KNOWING IS HALF THE BATTLE
A few months ago, Devil’s Due re-launched its flagship title, trimming the core cast and paring away some of the excess baggage that had built up over time. Now, we’re five issues into that experiment. So what’s the verdict?
G.I. JOE #4-5
Written by Joe Casey and Drawn by Stefano Caselli and Nelson Blake
By the end of the last volume of the book, it appeared that the JOE universe was perhaps so overpopulated and over plotted that anyone coming into the book for the first time was hopelessly screwed. Now, that isn’t to say that the book wasn’t readable; it was very readable, but much more so if you had been with it for a while, so the appearance of unfriendliness to new readers was dead on target. The solution was an obvious one: whittle the book down to the characters fans responded best to, and those who could serve other plot purposes, and work from there. Plus, add some new elements besides COBRA to the mix, so that JOE took on a bit more relevance to the real world. Writer Joe Casey was brought on board to do the job, and voila, experiment underway.

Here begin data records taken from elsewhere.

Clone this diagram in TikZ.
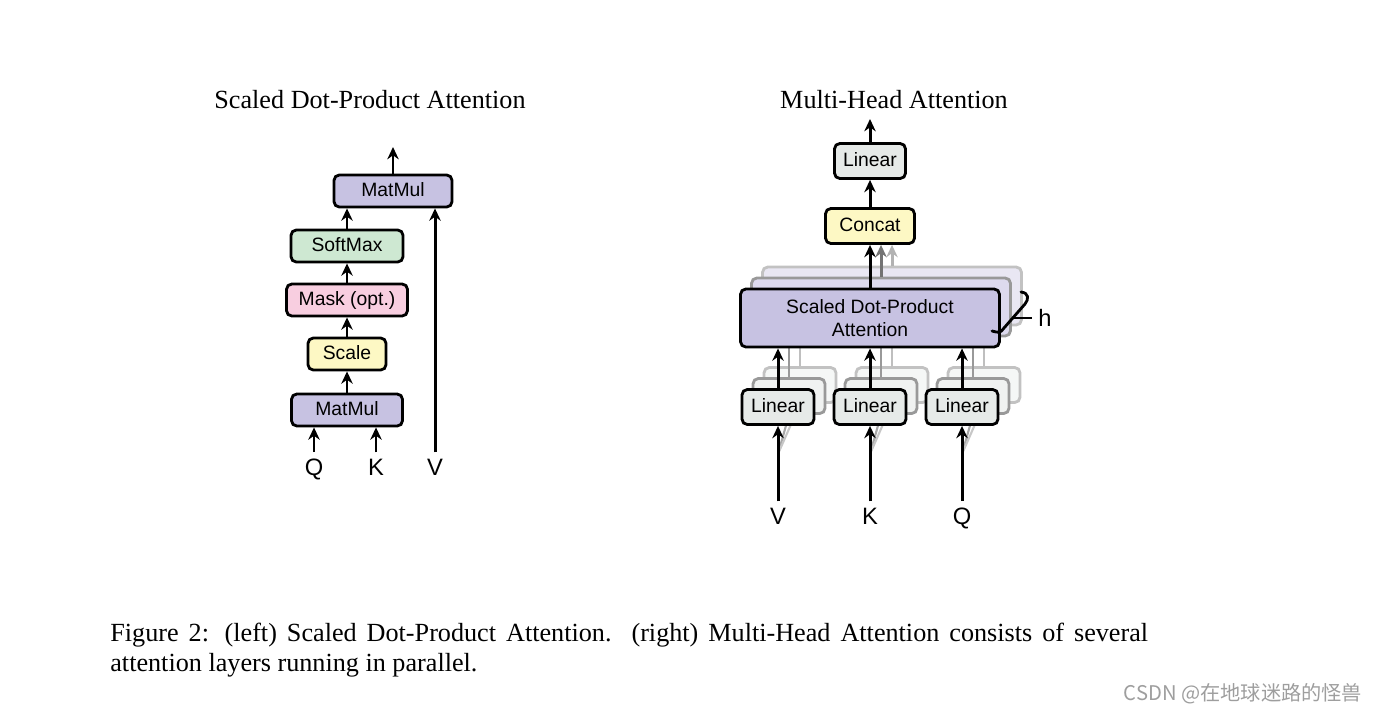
\documentclass[tikz,border=0pt]{standalone}
\usepackage{fontspec}
\setmainfont{Liberation Serif}
\newfontfamily\boxfont{Liberation Sans}
\newfontfamily\cjkfont{Noto Sans CJK SC}
\usetikzlibrary{calc,positioning,arrows.meta}
\pgfdeclarelayer{back}
\pgfsetlayers{back,main}
\definecolor{mulpurple}{RGB}{199,194,226}
\definecolor{softgreen}{RGB}{206,232,210}
\definecolor{maskpink}{RGB}{248,206,224}
\definecolor{scaleyellow}{RGB}{253,248,196}
\definecolor{lingrey}{RGB}{230,234,232}
\tikzset{
  blk/.style={draw,line width=1.6pt,rectangle,rounded corners=3pt,minimum height=0.64cm,inner sep=0pt,font=\boxfont\fontsize{11}{13}\selectfont},
  tag/.style={blk,text height=1.55ex,text depth=.2ex},
  ghost/.style={blk,draw=black!40,fill=#1!60!white},
  ghostb/.style={blk,draw=black!24,fill=#1!40!white},
  flow/.style={line width=1.7pt,-{Stealth[length=7pt,width=6.5pt]}},
  lbl/.style={anchor=base,font=\boxfont\fontsize{13.5}{15}\selectfont},
  title/.style={font=\fontsize{14.9}{17}\selectfont}
}

\begin{document}
\begin{tikzpicture}[x=0.02cm,y=-0.02cm]
  \useasboundingbox (0,0) rectangle (1375,714);

  \node [title] at (370,100) (ltitle) {Scaled Dot-Product Attention};
  \node [title] at (894,100) (rtitle) {Multi-Head Attention};

  % left: scaled dot-product attention
  \node [tag,fill=mulpurple,minimum width=2.22cm] at (347,410) (mm1) {MatMul};
  \node [tag,fill=scaleyellow,minimum width=1.56cm] at (347,354) (scale) {Scale};
  \node [tag,fill=maskpink,minimum width=2.42cm] at (347,300) (mask) {Mask (opt.)};
  \node [tag,fill=softgreen,minimum width=2.24cm] at (347,246) (soft) {SoftMax};
  \node [tag,fill=mulpurple,minimum width=2.36cm] at (393,191) (mm2) {MatMul};

  \node [lbl] at (314,475) (q) {Q};
  \node [lbl] at (376,475) (k) {K};
  \node [lbl] at (435,475) (v) {V};
  \coordinate (out1) at (393,147);

  \draw [flow] (q.north) -- (q |- mm1.south);
  \draw [flow] (k.north) -- (k |- mm1.south);
  \draw [flow] (v.north) -- (v |- mm2.south);
  \draw [flow] (mm1) -- (scale);
  \draw [flow] (scale) -- (mask);
  \draw [flow] (mask) -- (soft);
  \draw [flow] (soft.north) -- (soft.north |- mm2.south);
  \draw [flow] (mm2) -- (out1);

  % right: multi-head attention
  \node [tag,fill=lingrey,minimum width=1.42cm,minimum height=0.7cm] at (870,161) (lin) {Linear};
  \node [tag,fill=scaleyellow,minimum width=1.78cm,minimum height=0.7cm] at (870,226) (concat) {Concat};
  \node [blk,fill=mulpurple,minimum width=5.18cm,minimum height=1.16cm,align=center] at (870,318) (sdpa) {Scaled Dot-Product\\Attention};

  \node [tag,fill=lingrey,minimum width=1.44cm,minimum height=0.7cm] at (778,407) (linV) {Linear};
  \node [tag,fill=lingrey,minimum width=1.44cm,minimum height=0.7cm] at (870,407) (linK) {Linear};
  \node [tag,fill=lingrey,minimum width=1.44cm,minimum height=0.7cm] at (962,407) (linQ) {Linear};

  \node [lbl] at (778,524) (vv) {V};
  \node [lbl] at (870,524) (kk) {K};
  \node [lbl] at (962,524) (qq) {Q};
  \coordinate (out2) at (870,119);

  \begin{pgfonlayer}{back}
    \node [ghostb=mulpurple,minimum width=5.18cm,minimum height=1.16cm] at (892,296) (sdpa3) {};
    \node [ghost=mulpurple,minimum width=5.18cm,minimum height=1.16cm] at (881,307) (sdpa2) {};
    \foreach \n in {V,K,Q} {
      \node [ghostb=lingrey,minimum width=1.44cm,minimum height=0.7cm] at ($(lin\n)+(22,-22)$) (lin\n3) {};
      \node [ghost=lingrey,minimum width=1.44cm,minimum height=0.7cm] at ($(lin\n)+(11,-11)$) (lin\n2) {};
      \draw [line width=1.6pt,black!40] (lin\n2.north) -- (lin\n2.north |- sdpa.south);
      \draw [line width=1.6pt,black!25] (lin\n3.north) -- (lin\n3.north |- sdpa.south);
      \draw [line width=1.2pt,black!35] ($(lin\n.south)+(0,28)$) -- (lin\n2.south);
      \draw [line width=1.2pt,black!22] ($(lin\n.south)+(0,28)$) -- (lin\n3.south);
    }
    \draw [flow,black!55] (sdpa2.north) -- (sdpa2.north |- concat.south);
    \draw [flow,black!30] (sdpa3.north) -- (sdpa3.north |- concat.south);
  \end{pgfonlayer}

  \draw [flow] (vv.north) -- (vv |- linV.south);
  \draw [flow] (kk.north) -- (kk |- linK.south);
  \draw [flow] (qq.north) -- (qq |- linQ.south);
  \draw [flow] (linV) -- (linV |- sdpa.south);
  \draw [flow] (linK) -- (linK |- sdpa.south);
  \draw [flow] (linQ) -- (linQ |- sdpa.south);
  \draw [flow] (sdpa) -- (concat);
  \draw [flow] (concat) -- (lin);
  \draw [flow] (lin) -- (out2);

  % head count brace
  \coordinate (bra) at (1021,292);
  \coordinate (brb) at (992,331);
  \coordinate (brtip) at (1013,318);
  \draw [line width=1.6pt,line cap=round] (bra) .. controls (1029,293) and (1029,299) .. (1025,304) -- (1004,328) .. controls (1000,333) .. (brb);
  \node [lbl,anchor=center] at (1045,318) (h) {h};
  \draw [line width=1.2pt] (brtip) -- (h);

  \node [anchor=north west,inner sep=0pt,text width=20.76cm,align=justify,font=\fontsize{14.9}{16.8}\selectfont] at (110,623) (caption) {Figure 2: (left) Scaled Dot-Product Attention.\ \ (right) Multi-Head Attention consists of several\linebreak attention layers running in parallel.};

  \node [text=black!38,font=\cjkfont\fontsize{11.5}{13}\selectfont] at (1243,694) (mark) {CSDN @在地球迷路的怪兽};
\end{tikzpicture}
\end{document}
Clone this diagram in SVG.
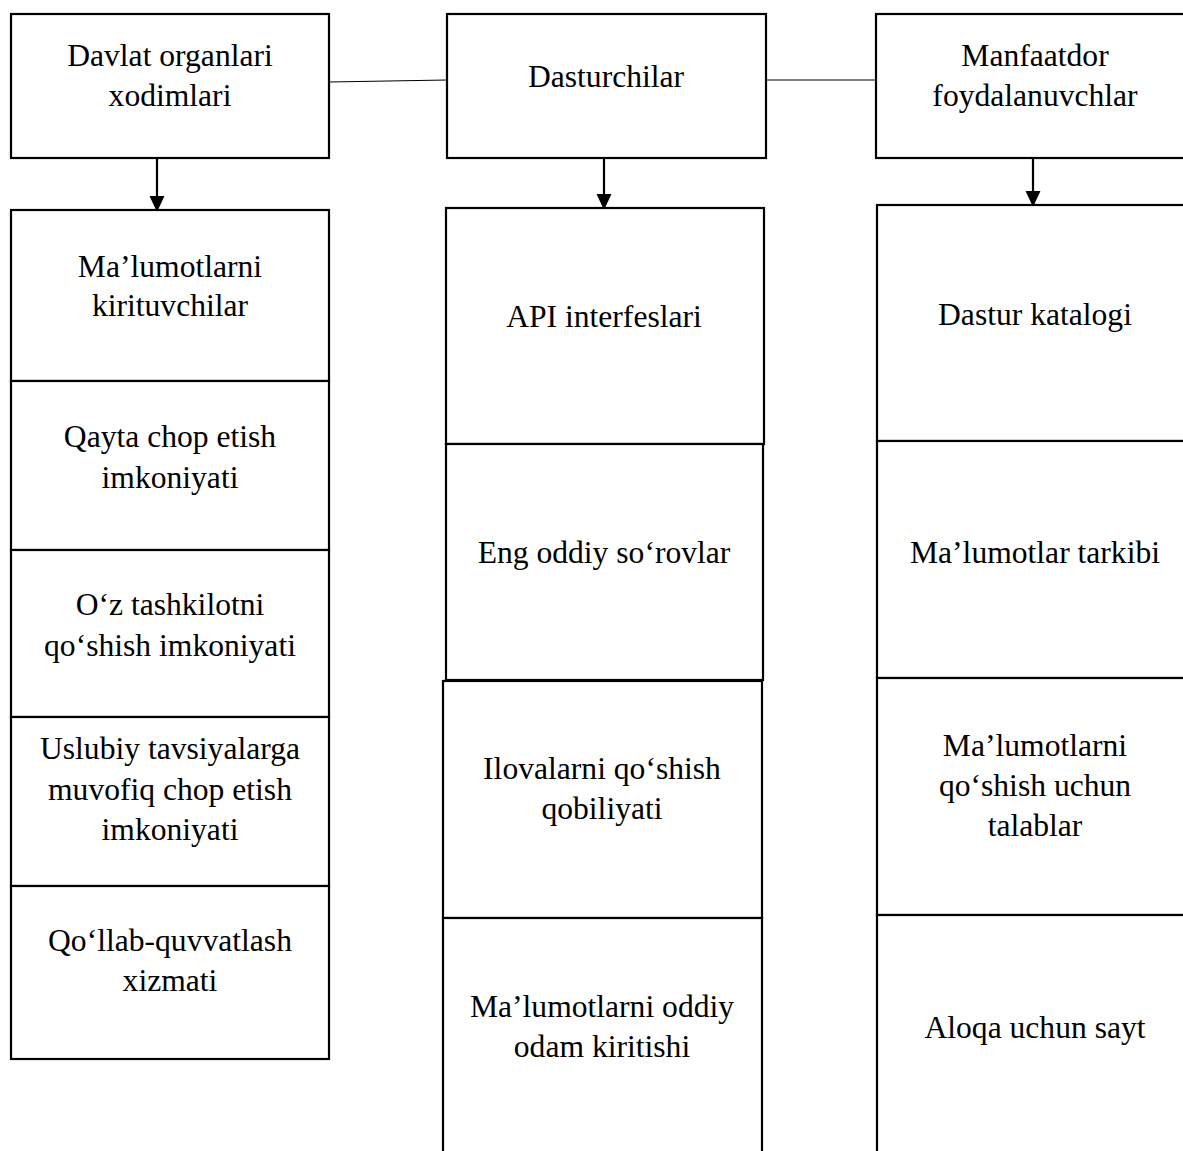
<svg xmlns="http://www.w3.org/2000/svg" width="1183" height="1151" viewBox="0 0 1183 1151">
<defs>
<style>
.box{fill:#fff;stroke:#000;stroke-width:2.2}
.t{font-family:"Liberation Serif","Times New Roman",serif;font-size:31.6px;fill:#000;text-anchor:middle}
.ln{stroke:#000;stroke-width:1.2;fill:none}
.ar{stroke:#000;stroke-width:2.2;fill:none}
</style>
<marker id="ah" markerWidth="8" markerHeight="7" refX="7.5" refY="3.5" orient="auto" markerUnits="strokeWidth">
<path d="M0,0 L7.5,3.5 L0,7 Z" fill="#000"/>
</marker>
</defs>
<rect width="1183" height="1151" fill="#fff"/>

<g id="connectors">
<line class="ln" x1="329" y1="82" x2="447" y2="80"/>
<line class="ln" x1="766" y1="80" x2="876" y2="80"/>
<line class="ar" x1="157" y1="155" x2="157" y2="212" marker-end="url(#ah)"/>
<line class="ar" x1="604" y1="151" x2="604" y2="210" marker-end="url(#ah)"/>
<line class="ar" x1="1033" y1="158" x2="1033" y2="207" marker-end="url(#ah)"/>
</g>

<g id="n-davlat"><rect class="box" x="11" y="14" width="318" height="144"/>
<text class="t" x="170" y="66">Davlat organlari</text><text class="t" x="170" y="106">xodimlari</text></g>
<g id="n-dasturchilar"><rect class="box" x="447" y="14" width="319" height="144"/>
<text class="t" x="606" y="87">Dasturchilar</text></g>
<g id="n-manfaatdor"><rect class="box" x="876" y="14" width="320" height="144"/>
<text class="t" x="1035" y="66">Manfaatdor</text><text class="t" x="1035" y="106">foydalanuvchlar</text></g>

<g id="n-l1"><rect class="box" x="11" y="210" width="318" height="171"/>
<text class="t" x="170" y="277">Ma’lumotlarni</text><text class="t" x="170" y="316">kirituvchilar</text></g>
<g id="n-l2"><rect class="box" x="11" y="381" width="318" height="169"/>
<text class="t" x="170" y="447">Qayta chop etish</text><text class="t" x="170" y="488">imkoniyati</text></g>
<g id="n-l3"><rect class="box" x="11" y="550" width="318" height="167"/>
<text class="t" x="170" y="615">O‘z tashkilotni</text><text class="t" x="170" y="656">qo‘shish imkoniyati</text></g>
<g id="n-l4"><rect class="box" x="11" y="717" width="318" height="169"/>
<text class="t" x="170" y="759">Uslubiy tavsiyalarga</text><text class="t" x="170" y="800">muvofiq chop etish</text><text class="t" x="170" y="840">imkoniyati</text></g>
<g id="n-l5"><rect class="box" x="11" y="886" width="318" height="173"/>
<text class="t" x="170" y="951">Qo‘llab-quvvatlash</text><text class="t" x="170" y="991">xizmati</text></g>

<g id="n-m1"><rect class="box" x="446" y="208" width="318" height="236"/>
<text class="t" x="604" y="327">API interfeslari</text></g>
<g id="n-m2"><rect class="box" x="446" y="444" width="317" height="236"/>
<text class="t" x="604" y="563">Eng oddiy so‘rovlar</text></g>
<g id="n-m3"><rect class="box" x="443" y="681" width="319" height="237"/>
<text class="t" x="602" y="779">Ilovalarni qo‘shish</text><text class="t" x="602" y="819">qobiliyati</text></g>
<g id="n-m4"><rect class="box" x="443" y="918" width="319" height="245"/>
<text class="t" x="602" y="1017">Ma’lumotlarni oddiy</text><text class="t" x="602" y="1057">odam kiritishi</text></g>

<g id="n-r1"><rect class="box" x="877" y="205" width="318" height="236"/>
<text class="t" x="1035" y="325">Dastur katalogi</text></g>
<g id="n-r2"><rect class="box" x="877" y="441" width="318" height="237"/>
<text class="t" x="1035" y="563">Ma’lumotlar tarkibi</text></g>
<g id="n-r3"><rect class="box" x="877" y="678" width="318" height="237"/>
<text class="t" x="1035" y="756">Ma’lumotlarni</text><text class="t" x="1035" y="796">qo‘shish uchun</text><text class="t" x="1035" y="836">talablar</text></g>
<g id="n-r4"><rect class="box" x="877" y="915" width="318" height="248"/>
<text class="t" x="1035" y="1038">Aloqa uchun sayt</text></g>
</svg>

The first storyline utilizes one of those new villainous elements: a former militia bad guy buys some nasty tech from a classic JOE baddie and commits a number of horrifying terrorist acts. Perfect. The team must be brought back together, introduced to the new readers, face a worthy foe… exactly what you’d want to do right out of the gate. And early on, it was handled beautifully. There was a reality to the violence and to the plot that really worked. And as issue four rolls around, the Joes are off on a mission to stop the antagonist from putting in motion even more nasty acts of a similar nature. But oddly enough, Casey’s climax falters.
Action-wise, this stuff is good. The ex-Cobra fellow sends the militia guy some assistance, leading to an all-out bullet fest in the skies over the southwest. Cool. But the primary job of stopping the evil plan in motion bogs down, because it’s a technobabble solution, worthy of a mid-level STAR TREK episode. The action for that portion of the story is nonexistent, and worse, extremely difficult to get across from an artistic standpoint. I felt for Caselli as I read it, wondering if he struggled with drawing it.
Issue five is a traditional “clear the character decks after the big mission” piece, and is much more successful, wrapping a nice bow on the initial storyline, and setting in motion Casey’s second arc. Blake steps in for Caselli and sadly suffers in comparison, but that’s no reflection on the quality of his own work. That’s just the business of doing a fill-in job. In all, G.I. JOE remains a well-executed soap opera with a lot of shit blowing up, and if you don’t expect any more than that, you’re in good shape.